The bit I’m most pleased with

The data is not static. A GitHub Action runs daily, executes the scrapers, commits the fresh nutrition data back to the repo, and Vercel auto-redeploys from the new commit. No manual updates, no stale numbers, no cron job on a box somewhere that I forget to renew.

Commits from the workflow look like this:

chore: update nutrition data 2026-04-15 — 2735 items, 168 restaurants
chore: update nutrition data 2026-04-11 — 2735 items, 168 restaurants
chore: update nutrition data 2026-04-10 — 2733 items, 168 restaurants

That’s the entire operational overhead. I don’t log in. I don’t run anything. The app just stays fresh.

The only scraper with any real nuance is Wagamama. Their menu is rendered client-side in JavaScript, so a plain HTTP request returns an empty shell. The Wagamama job uses Playwright to spin up a headless Chromium, wait for the menu to render, then extract the data. Wagamama is the reason that scraper exists — they started this particular fight. Everyone else fell to regular HTTP + HTML parsing.

User-submitted meals

The LinkedIn comments on this project kept landing on the same request: “Can you add [local chain nobody’s heard of outside their county]?” Rather than becoming the bottleneck, I wired up a submission path that reuses GitHub’s infrastructure:

  1. A user fills in the “Add a meal” form in the UI.
  2. The UI creates a GitHub Issue with the meal details in a structured format.
  3. I review the issue. If it’s valid, I close it.
  4. A second GitHub Action watches for closed issues with the meal-submission label, parses the data, commits it to the custom-meals JSON, and Vercel redeploys.

So “approve a meal” is literally me clicking Close on a GitHub issue on my phone. No custom admin panel. No database write flow. The contribution mechanic piggy-backs on tools I was going to have open anyway.

This is the kind of workflow that used to feel like over-engineering and now feels completely natural. GitHub is the database. Vercel is the deploy pipeline. Actions is the back-end. The app is a thin Flask layer with some HTML.

Stack, in one line

Python for scrapers, Playwright for the JS-rendered stragglers, Flask for the web app, GitHub Actions for scheduling and user-submission handling, Vercel for hosting. All open source.

What I’d do differently

Schema validation earlier. The first few scrapers wrote slightly different shapes to JSON and I only caught it when the UI choked on a missing salt_g field. A Pydantic model in the middle would have caught that at scrape time.

One scraper per file was the right call.

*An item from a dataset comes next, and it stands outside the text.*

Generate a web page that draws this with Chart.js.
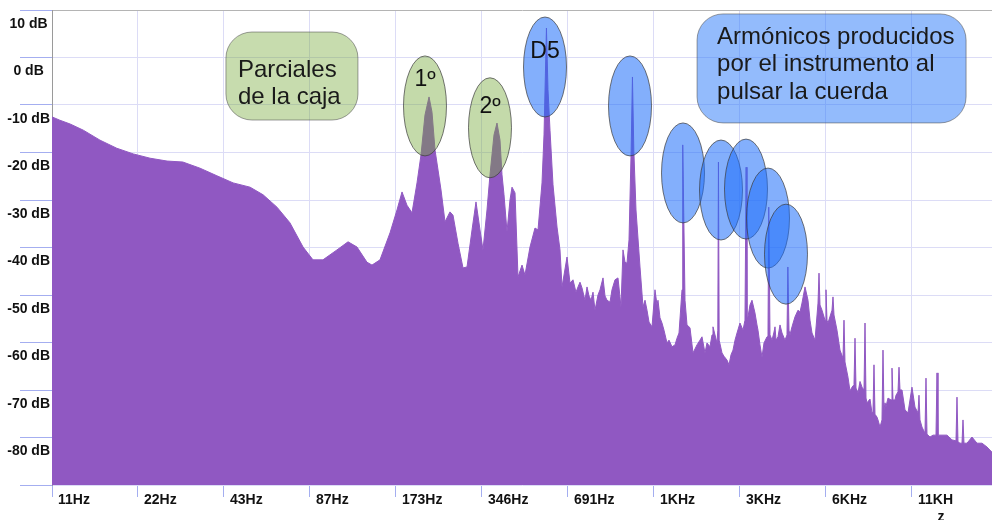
<!DOCTYPE html>
<html>
<head>
<meta charset="utf-8">
<script src="https://cdn.jsdelivr.net/npm/chart.js@4.4.1/dist/chart.umd.min.js"></script>
<style>
  html, body { margin: 0; padding: 0; background: #fff; }
  #grafico { display: block; }
</style>
</head>
<body>
<canvas id="grafico" width="992" height="520"></canvas>
<script>
// espectro de la guitarra (frecuencia en Hz, nivel en dB)
var freqHz = [
  10.8, 11.5, 12.5, 13.9, 15.9, 18.2, 20.8, 23.8, 27.3, 31.0,
  35.6, 40.8, 46.5, 53.3, 59.2, 66.2, 73.5, 81.7, 88.5, 95.9,
  107.4, 117.4, 126.2, 136.8, 142.4, 151.9, 164.7, 174.2, 181.4, 188.8,
  196.6, 204.7, 211.4, 218.3, 225.5, 231.0, 236.7, 242.5, 248.4, 256.5,
  267.0, 273.6, 284.8, 296.6, 306.3, 318.9, 329.3, 340.1, 348.4, 359.8,
  368.6, 380.7, 390.0, 399.6, 406.1, 412.7, 422.8, 433.1, 440.2, 451.0,
  462.0, 477.2, 488.7, 508.9, 529.8, 542.8, 560.6, 569.7, 581, 588.3,
  597.9, 612.6, 632.7, 648.1, 658.7, 685.8, 702.5, 719.6, 737.2, 749.3,
  761.4, 773.8, 792.7, 805.7, 818.7, 832.1, 845.6, 859.3, 880.4, 894.7,
  916.6, 931.5, 946.7, 969.8, 985.4, 1009.6, 1034.3, 1059.6, 1076.8, 1094.4,
  1112.1, 1130.3, 1150, 1162, 1175, 1195.8, 1235.0, 1265.3, 1285.8, 1306.8,
  1328, 1360.6, 1393.6, 1416.3, 1427.7, 1451, 1474.5, 1498.5, 1535.2, 1560.2,
  1598.3, 1637.5, 1664.1, 1691.2, 1732.6, 1743, 1775.0, 1803.9, 1848.0, 1893.3,
  1955.0, 2003, 2035.4, 2085.4, 2119.2, 2171.2, 2206.5, 2224.3, 2297, 2312,
  2324, 2338, 2391.7, 2430.7, 2490.1, 2530.6, 2571.7, 2613.5, 2656, 2699.1,
  2764.8, 2832.5, 2878.4, 2905, 2925.4, 2948.9, 2997, 3045.7, 3120.4, 3171,
  3196.7, 3248.6, 3301.5, 3355.1, 3437.3, 3465.1, 3486, 3521.5, 3578.8, 3636.9,
  3666.4, 3696, 3756.3, 3817, 3879.3, 3973.9, 4038.3, 4067, 4104.1, 4137.3,
  4204.5, 4307.3, 4412.9, 4484.5, 4557.5, 4669.2, 4783.4, 4861.4, 4940.1, 5061.3,
  5185.1, 5227.1, 5269.4, 5355.1, 5486.2, 5529.6, 5574.4, 5619.7, 5803.9, 5850.9,
  5897.9, 6042.8, 6190.4, 6341.9, 6393.3, 6445.3, 6602.9, 6710, 6819.6, 6930.2,
  6986.7, 7043.1, 7157.6, 7273.8, 7391.9, 7512.5, 7573.3, 7634.7, 7696.1, 7883.6,
  8011.9, 8076.6, 8141.9, 8208.2, 8341.5, 8409, 8545.5, 8684.8, 8755.0, 8825.8,
  8897.1, 8969, 9115.0, 9338.4, 9413.6, 9489.9, 9644.2, 9722, 9880.3, 9960.5,
  10041.2, 10204.3, 10454.3, 10710.3, 11059, 11330, 11608, 11702, 11796, 11988,
  12281, 12381, 12481, 12786, 13099, 13420, 13530, 13639, 13860, 14665,
  15269, 15767, 15895, 16023, 16283, 16549, 16683, 16817, 17229, 17938,
  18676, 19445, 20245, 21077
];
var levelDb = [
  -9.5, -10.2, -11.0, -12.3, -14.4, -16.1, -17.3, -18.2, -18.8, -19.0,
  -20.3, -21.9, -23.4, -24.3, -25.9, -28.5, -31.8, -36.9, -39.6, -39.6,
  -37.5, -35.8, -36.9, -40.1, -40.7, -39.6, -33.9, -29.1, -25.3, -28.1,
  -29.7, -23.4, -17.5, -9.1, -5.3, -8.5, -16.5, -20.7, -24.9, -31.6,
  -29.5, -30.2, -36.1, -41.3, -41.1, -33.3, -27.4, -33.3, -37.5, -29.1,
  -21.7, -13.3, -10.8, -14.4, -21.7, -25.9, -33.7, -27.0, -24.3, -25.5,
  -43.2, -40.7, -42.8, -36.9, -32.9, -33.3, -23.4, -13.3, 9.2, -3.8,
  -12.3, -23.8, -32.7, -37.5, -45.3, -39.0, -44.5, -43.8, -46.4, -45.3,
  -44.3, -45.5, -48.1, -45.3, -47.2, -48.1, -46.4, -50.2, -47.0, -45.9,
  -43.4, -47.2, -48.1, -48.5, -45.9, -43.8, -43.4, -49.5, -37.5, -40.1,
  -40.3, -35.4, -16.5, -1.1, -16.5, -29.1, -41.1, -49.5, -48.1, -50.2,
  -52.7, -53.7, -45.9, -49.1, -48.1, -51.8, -52.9, -54.4, -57.1, -56.5,
  -57.9, -57.5, -56.1, -55.0, -45.9, -15.4, -48.1, -53.3, -53.9, -59.2,
  -57.5, -56.5, -55.8, -59.2, -57.1, -57.9, -55.4, -53.7, -57.1, -54.4,
  -19.0, -56.5, -59.2, -59.9, -60.7, -61.7, -59.6, -58.6, -56.5, -55.0,
  -52.9, -54.4, -52.3, -20.1, -52.3, -51.6, -49.1, -48.1, -50.8, -53.3,
  -54.4, -57.5, -60.1, -57.1, -55.8, -55.4, -28.5, -55.4, -56.5, -54.8,
  -53.7, -56.5, -55.8, -53.3, -55.0, -56.5, -55.4, -41.1, -54.4, -55.4,
  -53.7, -51.6, -50.2, -50.6, -48.7, -45.3, -48.1, -52.3, -55.0, -56.5,
  -48.7, -42.4, -49.1, -50.2, -52.3, -45.9, -52.3, -52.9, -50.2, -47.4,
  -51.2, -54.4, -58.6, -60.3, -52.3, -61.1, -64.3, -67.2, -66.4, -65.9,
  -56.1, -66.6, -67.6, -65.2, -66.4, -67.0, -52.9, -68.7, -69.7, -68.9,
  -71.8, -71.6, -61.7, -72.1, -72.7, -73.3, -74.8, -73.3, -58.6, -71.2,
  -69.7, -70.5, -68.7, -69.1, -62.4, -69.1, -69.1, -68.1, -67.4, -62.2,
  -67.0, -67.0, -71.2, -71.8, -66.4, -70.6, -71.8, -68.1, -73.3, -74.8,
  -76.1, -64.5, -76.3, -76.9, -76.5, -76.5, -63.4, -76.5, -76.5, -76.5,
  -77.5, -77.7, -68.5, -77.9, -78.2, -78.2, -73.3, -78.2, -78.2, -76.9,
  -78.2, -78.2, -79.0, -80.1
];

// ejes
var xTickHz = [10.8, 21.6, 43.2, 86.4, 172.8, 345.6, 691.2, 1382.4, 2764.8, 5529.6, 11059.2];
var xTickLabels = ['11Hz', '22Hz', '43Hz', '87Hz', '173Hz', '346Hz', '691Hz', '1KHz', '3KHz', '6KHz', ['11KH', '     z']];
var yGridDb = [-87, -77, -67, -57, -47, -37, -27, -17, -7, 3, 13];
var yTickLabels = ['', '-80 dB', '-70 dB', '-60 dB', '-50 dB', '-40 dB', '-30 dB', '-20 dB', '-10 dB', '0 dB', '10 dB'];

var morado = '#9058c2';
var lila = '#dcdcf6';
var azulTick = '#a4aef0';

// anotaciones (centro en Hz / dB)
var verde = 'rgba(115,167,53,0.42)';
var azul = 'rgba(30,110,250,0.55)';
var elipses = [
  { hz: 218.3, db: -7.2, color: verde, texto: '1º', dy: -26 },
  { hz: 368.6, db: -11.8, color: verde, texto: '2º', dy: -21 },
  { hz: 574.3, db: 1.0, color: azul, texto: 'D5', dy: -15 },
  { hz: 1139.4, db: -7.2, color: azul },
  { hz: 1746.7, db: -21.3, color: azul },
  { hz: 2372.5, db: -24.9, color: azul },
  { hz: 2902, db: -24.7, color: azul },
  { hz: 3465, db: -30.8, color: azul },
  { hz: 4006, db: -38.4, color: azul }
];
var cajas = [
  { hz: 74.7, db: -0.9, w: 132, h: 88, color: 'rgba(115,167,53,0.4)',
    lineas: ['Parciales', 'de la caja'], tx: 12, ty: 38 },
  { hz: 5784, db: 0.7, w: 269, h: 109, color: 'rgba(40,120,250,0.5)',
    lineas: ['Armónicos producidos', 'por el instrumento al', 'pulsar la cuerda'], tx: 20, ty: 23 }
];

var notas = {
  id: 'notas',
  afterDatasetsDraw: function (chart) {
    var ctx = chart.ctx;
    var sx = chart.scales.x, sy = chart.scales.y;
    ctx.save();
    ctx.font = '24px "Liberation Sans", Arial, sans-serif';
    ctx.textBaseline = 'middle';

    cajas.forEach(function (c) {
      var cx = sx.getPixelForValue(c.hz), cy = sy.getPixelForValue(c.db);
      var x0 = cx - c.w / 2, y0 = cy - c.h / 2;
      ctx.beginPath();
      ctx.roundRect(x0, y0, c.w, c.h, 26);
      ctx.fillStyle = c.color;
      ctx.fill();
      ctx.lineWidth = 1;
      ctx.strokeStyle = 'rgba(80,80,80,0.55)';
      ctx.stroke();
      ctx.fillStyle = '#1a1a1a';
      ctx.textAlign = 'left';
      c.lineas.forEach(function (t, i) {
        ctx.fillText(t, x0 + c.tx, y0 + c.ty + i * 27.5);
      });
    });

    elipses.forEach(function (e) {
      var cx = sx.getPixelForValue(e.hz), cy = sy.getPixelForValue(e.db);
      ctx.beginPath();
      ctx.ellipse(cx, cy, 21.5, 50, 0, 0, Math.PI * 2);
      ctx.fillStyle = e.color;
      ctx.fill();
      ctx.lineWidth = 1;
      ctx.strokeStyle = 'rgba(60,60,60,0.7)';
      ctx.stroke();
    });
    ctx.font = '23px "Liberation Sans", Arial, sans-serif';
    elipses.forEach(function (e) {
      if (!e.texto) return;
      var cx = sx.getPixelForValue(e.hz), cy = sy.getPixelForValue(e.db);
      ctx.fillStyle = '#111';
      ctx.textAlign = 'center';
      ctx.fillText(e.texto, cx, cy + e.dy);
    });
    ctx.restore();
  }
};

var fuenteEje = { family: '"Liberation Sans", Arial, sans-serif', weight: 'bold', size: 14 };

new Chart(document.getElementById('grafico'), {
  type: 'line',
  data: {
    datasets: [{
      data: freqHz.map(function (f, i) { return { x: f, y: levelDb[i] }; }),
      borderColor: morado,
      backgroundColor: morado,
      borderWidth: 1,
      pointRadius: 0,
      tension: 0,
      fill: 'start'
    }]
  },
  options: {
    responsive: false,
    animation: false,
    layout: { padding: { top: 10, left: 0, right: 0, bottom: 0 } },
    plugins: { legend: { display: false }, tooltip: { enabled: false } },
    scales: {
      x: {
        type: 'logarithmic',
        min: 10.8,
        max: 21077,
        afterBuildTicks: function (axis) {
          axis.ticks = xTickHz.map(function (v) { return { value: v }; });
        },
        afterFit: function (axis) { axis.height = 35; },
        border: { display: false },
        grid: { color: lila, tickColor: azulTick, tickLength: 12 },
        ticks: {
          autoSkip: false,
          maxRotation: 0,
          minRotation: 0,
          align: 'start',
          labelOffset: 6,
          padding: -5,
          color: '#111',
          font: fuenteEje,
          callback: function (v, i) { return xTickLabels[i]; }
        }
      },
      y: {
        type: 'linear',
        min: -87,
        max: 13,
        afterBuildTicks: function (axis) {
          axis.ticks = yGridDb.map(function (v) { return { value: v }; });
        },
        afterFit: function (axis) { axis.width = 52; },
        border: { display: true, color: '#9a9a9a' },
        grid: {
          color: function (c) { return c.tick && c.tick.value === 13 ? '#b4b4b4' : lila; },
          tickColor: azulTick,
          tickLength: 32
        },
        ticks: {
          crossAlign: 'center',
          padding: -30,
          labelOffset: 14,
          color: '#111',
          font: fuenteEje,
          showLabelBackdrop: true,
          backdropColor: '#fff',
          backdropPadding: 2,
          callback: function (v) { return yTickLabels[yGridDb.indexOf(v)]; }
        }
      }
    }
  },
  plugins: [notas]
});
</script>
</body>
</html>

Every chain’s website is a snowflake, so the per-scraper file pattern (scrapers/nandos.py, scrapers/wagamama.py, scrapers/mcdonalds.py) keeps blast radius tight. When Wagamama redesigns their menu — and they will — I fix one file.

Fallback data matters. Every scraper has a hand-curated fallback it uses when the live scrape fails. That’s the difference between “the site looks broken today” and “the site gently ages.” Graceful degradation, not a stack trace.

Have a look

The live app is at uk-calories.vercel.app. The code is open source at github.com/adamswbrown/ukfoodfacts. Pull requests for new chains are very welcome — especially if you know a local place in your city that publishes their nutrition data and nobody’s indexed it yet.

It started as a 20-minute sausage-roll search. It became 2,700 meals updating themselves daily. That’s the shape of these projects, lately.